(Susanna Porrino)
Ha fatto molto rumore in queste settimane la notizia della vicepreside del liceo Socrate di Roma, che ha invitato alcune studentesse in minigonna ad indossare gonne più lunghe per evitare sguardi inopportuni da parte dei docenti maschi e dei propri compagni.
Già la scorsa settimana ho scritto della narrazione generalizzante in cui tale affermazione si colloca: narrazione incentrata sul conflitto tra il mondo maschile e quello femminile e sul bisogno di alimentare tra essi il senso di divisione e pericolosità reciproca.
Vorrei stavolta soffermarmi sulle discussioni in merito alla necessità di “mantenere il decoro” in ambiente scolastico. Leggendo varie affermazioni in questo senso, mi è venuto spontaneo domandarmi se effettivamente la questione possa essere risolta attraverso una generale indicazione di “convenienza” rispetto a degli standard oltretutto molto poco definiti, o se invece non valga la pena tentare attraverso il dialogo una riflessione su ciò che spinge gli adolescenti a presentarsi in aula con un abbigliamento che, da un punto di vista pratico, è innanzitutto poco adeguato per il contesto in cui devono lavorare (posto che probabilmente gli studenti stessi sono in grado di riconoscere quali capi siano meno funzionali alla vita dietro i banchi, pur scegliendo ugualmente di utilizzarli).
Rischiando forse di causare il disappunto di chi sostiene che la cura della propria immagine sia una questione individuale e svincolata da ogni ricerca di consenso o approvazione, sono personalmente convinta che sia impossibile, ad oggi, che i bisogni istintivi e inconsci di appartenenza ed espressione di sé (finalizzata alla relazione con gli altri) non si orientino spontaneamente anche verso le nostre scelte nel campo dell’abbigliamenti e dell’estetica.

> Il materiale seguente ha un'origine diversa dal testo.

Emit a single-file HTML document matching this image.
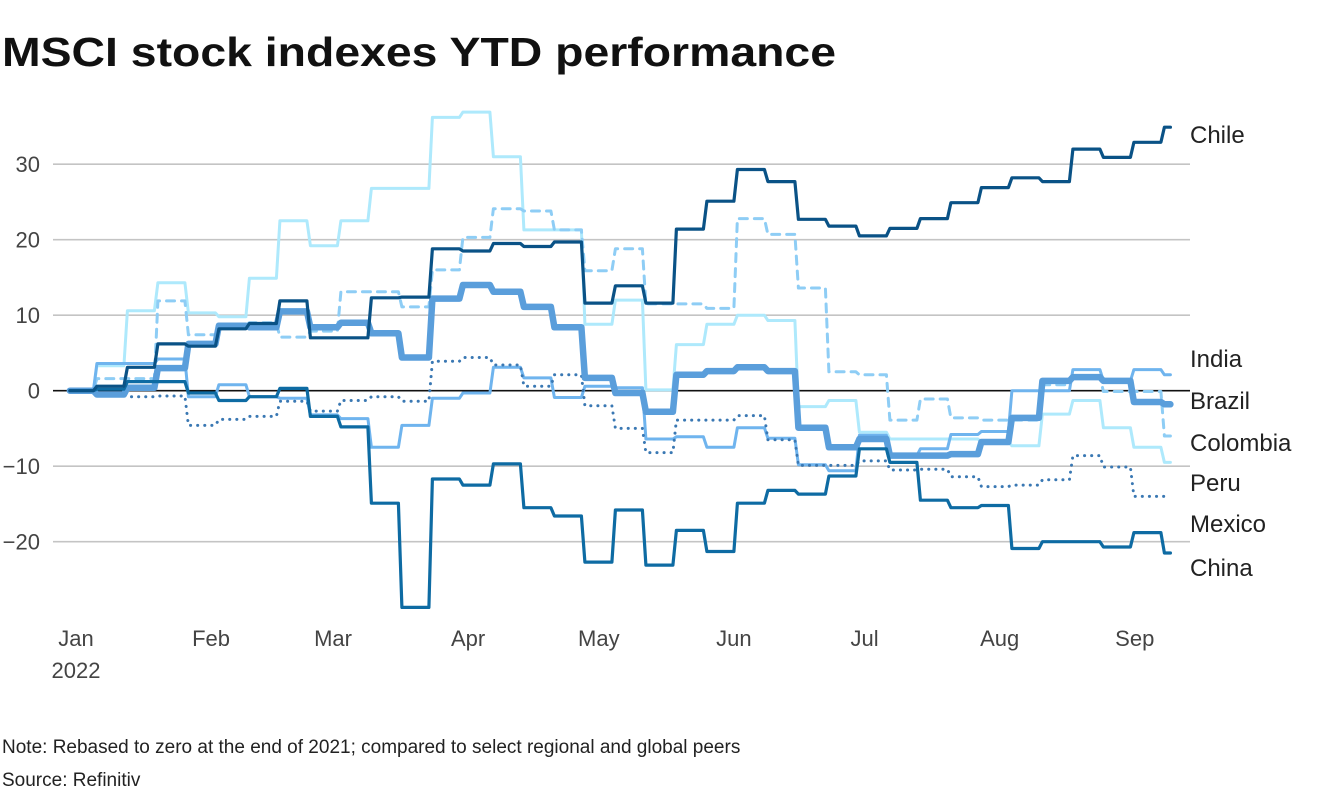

L’aspetto della cura della propria immagine e del proprio abbigliamento sono infatti diventati due punti così intrinseci nel panorama relazionale e nella percezione di sé da non poter più essere liquidati con un invito a mantenere un vestiario “decoroso”.
Specialmente in una realtà in cui il termine “decoroso”, oltre a rimandare in maniera poco allettante al puritanesimo e alle idee di rispettabilità dell’età vittoriana, suona fin troppo categorico per un’epoca in cui il rispetto della soggettività ha preso il sopravvento in qualunque campo della vita sociale.
Non è dunque possibile pensare di risolvere il problema dell’abbigliamento da tenere a scuola ad un livello solo superficiale, ignorando completamente quanto pesanti siano oggi le pressioni legate all’aspetto fisico ed estetico.
Il bisogno naturale ed inconscio di vedersi accettati e riconosciuti dai propri coetanei, tanto più in un’età come quella adolescenziale, è chiamato a scontrarsi con modelli di bellezza sempre più sofisticati ed artificiali alimentati dalla stampa, dai social, dalla tv e, occorre dirlo, anche da un consumo sempre più massiccio di un universo pornografico che non ha fatto altro che aumentare l’oggettivizzazione del corpo femminile e le aspettative nei confronti del modo in cui la donna, anche nella vita reale, si deve presentare per essere considerata accettabile e piacevole agli occhi dei propri simili.
Tali modelli vengono poi raccolti e incoraggiati da un intero mercato che ha trovato il modo di lucrare proprio facendo leva sul bisogno continuo di perfezionarsi (si vedano per esempio le industrie cosmetiche, ma anche il mondo dei filtri fotografici, della chirurgia estetica, ecc).
Se ad essere maggiormente promossa a livello mediatico è un’immagine, tra l’altro spesso considerata simbolo di emancipazione e di lotte ad un conservatorismo eccessivo, di donna che non teme di scoprire il proprio corpo e la propria femminilità, risulta quasi naturale che essa venga assorbita sempre più dalla cultura e dalla percezione delle generazioni più giovani, divenendo aspirato modello di normalità anche nella vita di ogni giorno contro cui difficilmente le imposizioni provenienti da figure più autorevoli hanno qualche potere.
Se questa evoluzione difficilmente può essere fermata, occorre però che nelle scuole e nelle famiglie si impari ad aprire un dialogo e una riflessione che renda in grado di analizzare i bisogni e le tendenze del nostro mondo contemporaneo in maniera più lucida di quanto ora non siamo in grado di fare; in particolare, come società abbiamo bisogno di imparare a rimettere in discussione, senza ovviamente negare, anche le libertà e i traguardi che abbiamo raggiunto, tentando di capire fin dove le nostre scelte siano guidate da un pensiero indipendente e dove invece inizi un pensiero collettivo da cui siamo costantemente influenzati.